Setelah kejadian ini berlalu, saya baru menyadari bahwa ada sesuatu di balik rentetan peristiwa ini. Mengapa kami harus melayat pagi itu, mengapa kami harus salah keluar pintu tol, mengapa kami harus terjebak dalam kemacetan, dan mengapa mobil kami bersebelahan dengan mobil tua itu. Ternyata ada misi ilahi yang harus dijalankan, yaitu membantu seorang ibu mengantar suaminya ke rumah sakit.
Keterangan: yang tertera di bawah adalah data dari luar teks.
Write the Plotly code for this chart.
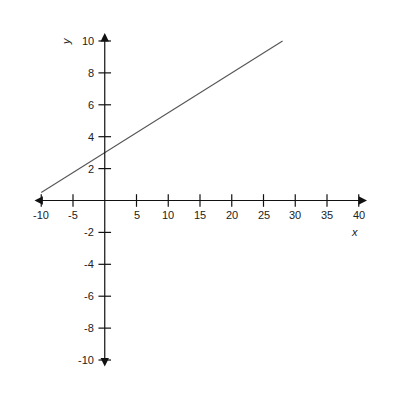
import plotly.graph_objects as go

# line y = 0.25x + 3
line_x = [-10, 28]
line_y = [0.5, 10]

x_ticks = [-10, -5, 5, 10, 15, 20, 25, 30, 35, 40]
y_ticks = [-10, -8, -6, -4, -2, 2, 4, 6, 8, 10]

x_min, x_max = -11.3, 41.3
y_min, y_max = -10.5, 10.5

font = dict(family="Liberation Sans, Arial, sans-serif", size=11, color="#222")

fig = go.Figure()

# the plotted line
fig.add_trace(go.Scatter(
    x=line_x, y=line_y, mode="lines",
    line=dict(color="#555", width=1.1),
    hoverinfo="skip"
))

# tick marks crossing the axes
fig.add_trace(go.Scatter(
    x=x_ticks, y=[0] * len(x_ticks), mode="markers",
    marker=dict(symbol="line-ns", size=9, line=dict(color="#111", width=1.2)),
    hoverinfo="skip"
))
fig.add_trace(go.Scatter(
    x=[0] * len(y_ticks), y=y_ticks, mode="markers",
    marker=dict(symbol="line-ew", size=9, line=dict(color="#111", width=1.2)),
    hoverinfo="skip"
))

# tick labels
for t in x_ticks:
    fig.add_annotation(x=t, y=0, text=str(t), showarrow=False, font=font,
                       xref="x", yref="y", yshift=-14)
for t in y_ticks:
    fig.add_annotation(x=0, y=t, text=str(t), showarrow=False, font=font,
                       xref="x", yref="y", xanchor="right", xshift=-9)

# axes drawn as double-headed arrows
arrow = dict(showarrow=True, arrowhead=2, arrowsize=1.4, arrowwidth=1.2,
             arrowcolor="#111", arrowside="end+start",
             xref="x", yref="y", axref="x", ayref="y", text="")
fig.add_annotation(x=x_max, y=0, ax=x_min, ay=0, **arrow)
fig.add_annotation(x=0, y=y_max, ax=0, ay=y_min, **arrow)

# axis names
fig.add_annotation(x=39.4, y=-1.95, text="<i>x</i>", showarrow=False,
                   xref="x", yref="y", font=font)
fig.add_annotation(x=-6.1, y=10, text="<i>y</i>", showarrow=False,
                   xref="x", yref="y", font=font, textangle=-90)

fig.update_layout(
    width=400, height=400,
    margin=dict(l=25, r=41, t=25, b=40),
    plot_bgcolor="white", paper_bgcolor="white",
    showlegend=False,
    xaxis=dict(range=[x_min, x_max], visible=False),
    yaxis=dict(range=[y_min, y_max], visible=False),
)

fig.write_html("out.html")
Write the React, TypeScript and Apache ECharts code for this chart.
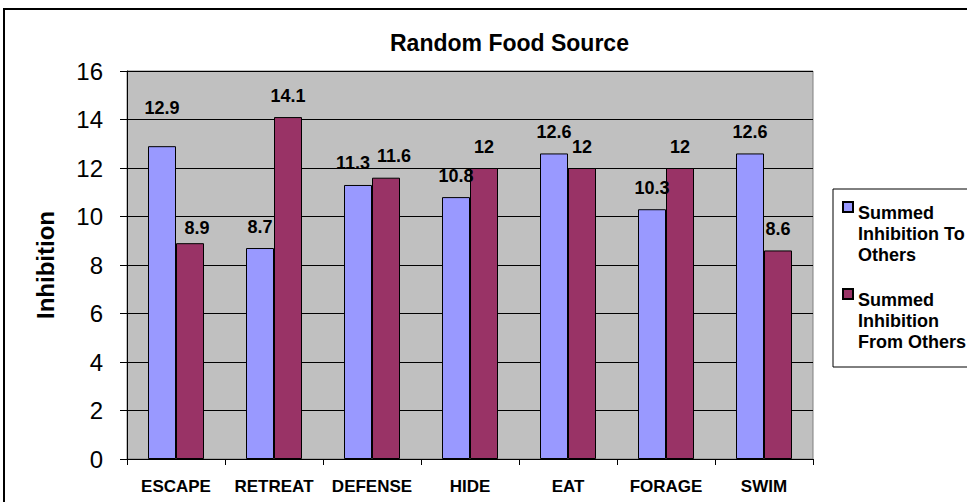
import { useEffect, useRef } from "react";
import * as echarts from "echarts";

const categories = ["ESCAPE", "RETREAT", "DEFENSE", "HIDE", "EAT", "FORAGE", "SWIM"];
const toOthers = [12.9, 8.7, 11.3, 10.8, 12.6, 10.3, 12.6];
const fromOthers = [8.9, 14.1, 11.6, 12, 12, 12, 8.6];
const seriesNames = ["Summed\nInhibition To\nOthers", "Summed\nInhibition\nFrom Others"];
const yMin = 0;
const yMax = 16;
const yStep = 2;

const FONT = 'Arial, "Liberation Sans", sans-serif';

// per-label position tweaks (style only)
const toLabelDistance: Record<number, number> = { 0: 29 };
const toLabelOffset: Record<number, number[]> = { 2: [-5, 0] };
const fromLabelDistance: Record<number, number> = { 0: 6 };
const fromLabelOffset: Record<number, number[]> = { 0: [7, 0], 2: [8, 0] };

export default function App() {
  const ref = useRef<HTMLDivElement>(null);
  useEffect(() => {
    if (!ref.current) return;
    const chart = echarts.init(ref.current, undefined, { renderer: "svg" });
    const labelBase = {
      show: true,
      position: "top",
      distance: 12.5,
      fontFamily: FONT,
      fontSize: 18,
      fontWeight: "bold",
      color: "#000",
    };
    const itemLabel = (i: number, dist: Record<number, number>, off: Record<number, number[]>) => {
      const l: any = {};
      if (dist[i] !== undefined) l.distance = dist[i];
      if (off[i] !== undefined) l.offset = off[i];
      return Object.keys(l).length ? l : undefined;
    };
    chart.setOption({
      animation: false,
      backgroundColor: "#fff",
      textStyle: { fontFamily: FONT },
      title: {
        text: "Random Food Source",
        left: 390,
        top: 31,
        padding: 0,
        textStyle: { fontFamily: FONT, fontSize: 23, fontWeight: "bold", color: "#000" },
      },
      graphic: [
        {
          type: "rect",
          shape: { x: 4, y: 9, width: 1100, height: 600 },
          style: { fill: "none", stroke: "#000", lineWidth: 2 },
          z: 100,
          silent: true,
        },
      ],
      legend: {
        orient: "vertical",
        left: 833,
        top: 189,
        padding: [12, 40, 14, 9],
        itemGap: 22,
        itemWidth: 10,
        itemHeight: 63,
        icon: "path://M0,0H10V10H0Z M0,63",
        backgroundColor: "#fff",
        borderColor: "#000",
        borderWidth: 1,
        textStyle: { fontFamily: FONT, fontSize: 18, fontWeight: "bold", color: "#000", lineHeight: 21 },
        data: seriesNames,
      },
      grid: {
        left: 127,
        top: 71,
        width: 686,
        height: 388,
        show: true,
        backgroundColor: "#C0C0C0",
        borderColor: "#808080",
        borderWidth: 1,
      },
      xAxis: {
        type: "category",
        data: categories,
        boundaryGap: true,
        axisLine: { lineStyle: { color: "#000", width: 1 } },
        axisTick: { show: true, interval: 0, length: 6, lineStyle: { color: "#000" } },
        axisLabel: { interval: 0, fontFamily: FONT, fontSize: 17, fontWeight: "bold", color: "#000", margin: 19 },
      },
      yAxis: {
        type: "value",
        min: yMin,
        max: yMax,
        interval: yStep,
        name: "Inhibition",
        nameLocation: "middle",
        nameGap: 70,
        nameTextStyle: { fontFamily: FONT, fontSize: 24, fontWeight: "bold", color: "#000" },
        axisLine: { show: true, lineStyle: { color: "#000", width: 1 } },
        axisTick: { show: true, length: 7, lineStyle: { color: "#000" } },
        axisLabel: { fontFamily: FONT, fontSize: 24, color: "#000", margin: 24 },
        splitLine: { show: true, lineStyle: { color: "#000", width: 1 } },
      },
      series: [
        {
          name: seriesNames[0],
          type: "bar",
          barWidth: 28,
          barGap: "0%",
          itemStyle: { color: "#9999FF", borderColor: "#000", borderWidth: 1 },
          label: labelBase,
          data: toOthers.map((v, i) => {
            const l = itemLabel(i, toLabelDistance, toLabelOffset);
            return l ? { value: v, label: l } : v;
          }),
        },
        {
          name: seriesNames[1],
          type: "bar",
          barWidth: 28,
          barGap: "0%",
          itemStyle: { color: "#993366", borderColor: "#000", borderWidth: 1 },
          label: labelBase,
          data: fromOthers.map((v, i) => {
            const l = itemLabel(i, fromLabelDistance, fromLabelOffset);
            return l ? { value: v, label: l } : v;
          }),
        },
      ],
    });
    return () => chart.dispose();
  }, []);
  return (
    <div
      ref={ref}
      style={{ position: "fixed", left: 0, top: 0, width: 967, height: 502 }}
    />
  );
}
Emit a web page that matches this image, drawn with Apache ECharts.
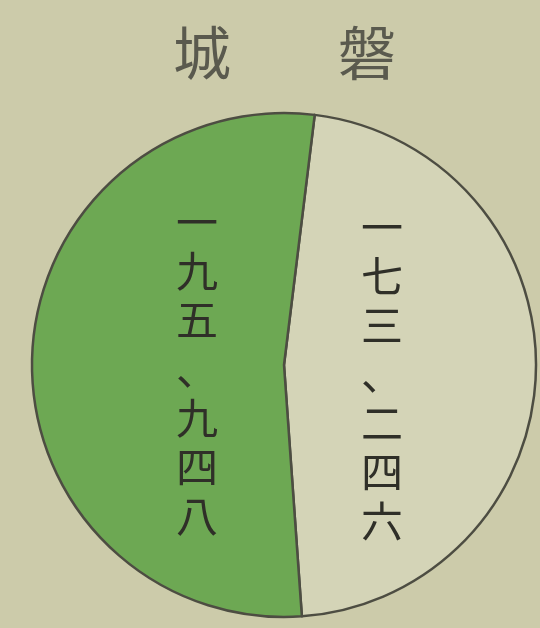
<!DOCTYPE html>
<html>
<head>
<meta charset="utf-8">
<script src="https://cdn.jsdelivr.net/npm/echarts@6/dist/echarts.min.js"></script>
<style>
html,body{margin:0;padding:0;background:#cccbaa;}
#c{width:540px;height:628px;}
</style>
</head>
<body>
<div id="c"></div>
<script>
// Data
var titleChars = ['磐', '城'];            // read right-to-left: 磐城
var categories = ['一七三、二四六', '一九五、九四八'];
var values = [173246, 195948];
var sliceColors = ['#d4d4b7', '#6da853'];

var chart = echarts.init(document.getElementById('c'));
var vertical = function (s) { return s.split('').join('\n'); };

var pieData = categories.map(function (n, i) {
  return { name: n, value: values[i], itemStyle: { color: sliceColors[i] } };
});
var labelData = categories.map(function (n, i) {
  return { name: n, value: values[i] };
});

chart.setOption({
  backgroundColor: '#cccbaa',
  animation: false,
  graphic: [
    { type: 'text', x: 367, y: 53, style: { text: titleChars[0], font: '58px "Noto Sans CJK JP"', fill: '#5a5a4e', textAlign: 'center', textVerticalAlign: 'middle' } },
    { type: 'text', x: 202, y: 53, style: { text: titleChars[1], font: '58px "Noto Sans CJK JP"', fill: '#5a5a4e', textAlign: 'center', textVerticalAlign: 'middle' } }
  ],
  series: [
    {
      type: 'pie',
      center: [284, 365],
      radius: [0, 252],
      startAngle: 83,
      clockwise: true,
      silent: true,
      label: { show: false },
      labelLine: { show: false },
      itemStyle: { borderColor: '#4d4d42', borderWidth: 2.5 },
      data: pieData
    },
    {
      type: 'pie',
      center: [284, 372],
      radius: [0, 186],
      startAngle: 83,
      clockwise: true,
      silent: true,
      itemStyle: { color: 'rgba(0,0,0,0)', borderWidth: 0 },
      labelLine: { show: false },
      labelLayout: function (p) { return p.dataIndex === 1 ? { dx: 9 } : { dx: 2 }; },
      label: {
        show: true,
        position: 'inside',
        formatter: function (p) { return vertical(p.name); },
        fontFamily: '"Noto Sans CJK JP"',
        fontSize: 42,
        lineHeight: 49,
        color: '#2f2f28',
        textBorderWidth: 0
      },
      data: labelData
    }
  ]
});
</script>
</body>
</html>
Tak ada yang tahu, berapa menit lebih cepat Si Oma sampai ke rumah sakit dengan pengawalan dua voorijder gadungan itu; mungkin 15 menit, 10 menit atau malah hanya 5 menit, dan mungkin saja menit-menit itu tidak berdampak apapun bagi keselamatan jiwa Si Opa. Tapi yang penting, kami bersyukur telah menjalankan tugas kemanusiaan yang Tuhan bisikkan dalam hati, sehingga kemacetan ini jadi berarti. Adakalanya Tuhan menutup jalan kita, agar kita berhenti dan dapat dipakai-Nya menjadi pembuka jalan bagi orang lain. Karena hidup ini tidak melulu tentang kita, tapi juga tentang sesama. Tuhan Yesus memberkati.